Task statement
Begin with the first line of the material and copy each line word for word through the line that contains "side_cols = ['#4D4D80', '#4D1933']"; the pictures are left out.

Collected data
__________

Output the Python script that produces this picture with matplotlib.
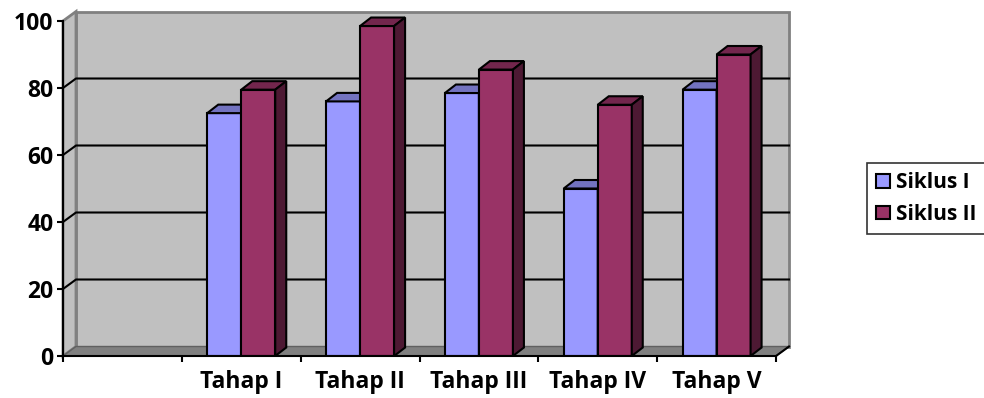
import matplotlib.pyplot as plt
from matplotlib.patches import Polygon, Patch

# values per stage
categories = ['', 'Tahap I', 'Tahap II', 'Tahap III', 'Tahap IV', 'Tahap V']
siklus_1 = [72.5, 76, 78.5, 50, 79.5]
siklus_2 = [79.5, 98.5, 85.5, 75, 90]
series_names = ['Siklus I', 'Siklus II']
y_ticks = [0, 20, 40, 60, 80, 100]

front_cols = ['#9999FF', '#993366']
top_cols = ['#7373C0', '#73264D']
side_cols = ['#4D4D80', '#4D1933']

plt.rcParams['font.family'] = ['Open Sans', 'DejaVu Sans']
FS = 16.5

fig = plt.figure(figsize=(9.84, 3.98), dpi=100)
ax = fig.add_axes([63 / 984, 42 / 398, 713 / 984, 335 / 398])
ax.set_xlim(0, len(categories))
ax.set_ylim(0, 100)
ax.patch.set_visible(False)

# pixel -> data conversions for the fake depth
px_x = len(categories) / 713
px_y = 100 / 335
wdx, wdy = 13 * px_x, 9.5 * px_y   # wall depth
bdx, bdy = 11 * px_x, 8.5 * px_y   # bar depth
n = len(categories)

# back wall, side wall and floor
ax.add_patch(Polygon([(wdx, wdy), (n + wdx, wdy), (n + wdx, 100 + wdy), (wdx, 100 + wdy)],
                     closed=True, facecolor='#C0C0C0', edgecolor='#808080', lw=2, zorder=0, clip_on=False))
ax.add_patch(Polygon([(0, 0), (wdx, wdy), (wdx, 100 + wdy), (0, 100)],
                     closed=True, facecolor='#C0C0C0', edgecolor='#808080', lw=2, zorder=0, clip_on=False))
ax.add_patch(Polygon([(0, 0), (n, 0), (n + wdx, wdy), (wdx, wdy)],
                     closed=True, facecolor='#808080', edgecolor='#606060', lw=1, zorder=0.5, clip_on=False))
ax.plot([n, n + wdx], [0, wdy], color='black', lw=1.5, zorder=0.6, clip_on=False)

# gridlines on the walls
for v in y_ticks[1:-1]:
    ax.plot([0, wdx, n + wdx], [v, v + wdy, v + wdy], color='black', lw=1.5, zorder=1, clip_on=False)

# 3d-looking columns
bw = 34 * px_x
for k in range(len(siklus_1)):
    c = k + 1.5
    for s, vals in enumerate([siklus_1, siklus_2]):
        x0 = c - bw if s == 0 else c
        h = vals[k]
        z = 2 + k + s * 0.5
        ax.bar(x0, h, width=bw, align='edge', color=front_cols[s], edgecolor='black', lw=1.5, zorder=z)
        ax.add_patch(Polygon([(x0, h), (x0 + bdx, h + bdy), (x0 + bw + bdx, h + bdy), (x0 + bw, h)],
                             closed=True, facecolor=top_cols[s], edgecolor='black', lw=1.5, zorder=z, clip_on=False))
        ax.add_patch(Polygon([(x0 + bw, 0), (x0 + bw + bdx, bdy), (x0 + bw + bdx, h + bdy), (x0 + bw, h)],
                             closed=True, facecolor=side_cols[s], edgecolor='black', lw=1.5, zorder=z, clip_on=False))

# axes
for sp in ['top', 'right']:
    ax.spines[sp].set_visible(False)
for sp in ['left', 'bottom']:
    ax.spines[sp].set_linewidth(1.5)
    ax.spines[sp].set_zorder(20)

ax.set_yticks(y_ticks)
ax.set_yticklabels([str(t) for t in y_ticks], fontsize=FS, fontweight='bold')
ax.tick_params(axis='y', direction='out', length=4, width=1.5, pad=3)

ax.set_xticks(range(n + 1))
ax.set_xticklabels([])
ax.tick_params(axis='x', which='major', direction='out', length=4, width=1.5)
ax.set_xticks([i + 0.5 for i in range(n)], minor=True)
ax.set_xticklabels(categories, minor=True, fontsize=FS, fontweight='bold')
ax.tick_params(axis='x', which='minor', length=0, pad=10)

handles = [Patch(facecolor=front_cols[i], edgecolor='black', lw=1.5, label=series_names[i]) for i in range(2)]
leg = fig.legend(handles=handles, loc='upper left', bbox_to_anchor=(867 / 984, 1 - 163 / 398),
                 prop={'size': 15, 'weight': 'bold'}, fancybox=False, edgecolor='black',
                 handlelength=0.65, handleheight=0.65, handletextpad=0.3, labelspacing=0.5,
                 borderpad=0.45, borderaxespad=0)
leg.get_frame().set_linewidth(1.2)

fig.savefig('out.png', dpi=100)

__________

Solution
Output the Python script that produces this picture with matplotlib.
import matplotlib.pyplot as plt
from matplotlib.patches import Polygon, Patch

# values per stage
categories = ['', 'Tahap I', 'Tahap II', 'Tahap III', 'Tahap IV', 'Tahap V']
siklus_1 = [72.5, 76, 78.5, 50, 79.5]
siklus_2 = [79.5, 98.5, 85.5, 75, 90]
series_names = ['Siklus I', 'Siklus II']
y_ticks = [0, 20, 40, 60, 80, 100]

front_cols = ['#9999FF', '#993366']
top_cols = ['#7373C0', '#73264D']
side_cols = ['#4D4D80', '#4D1933']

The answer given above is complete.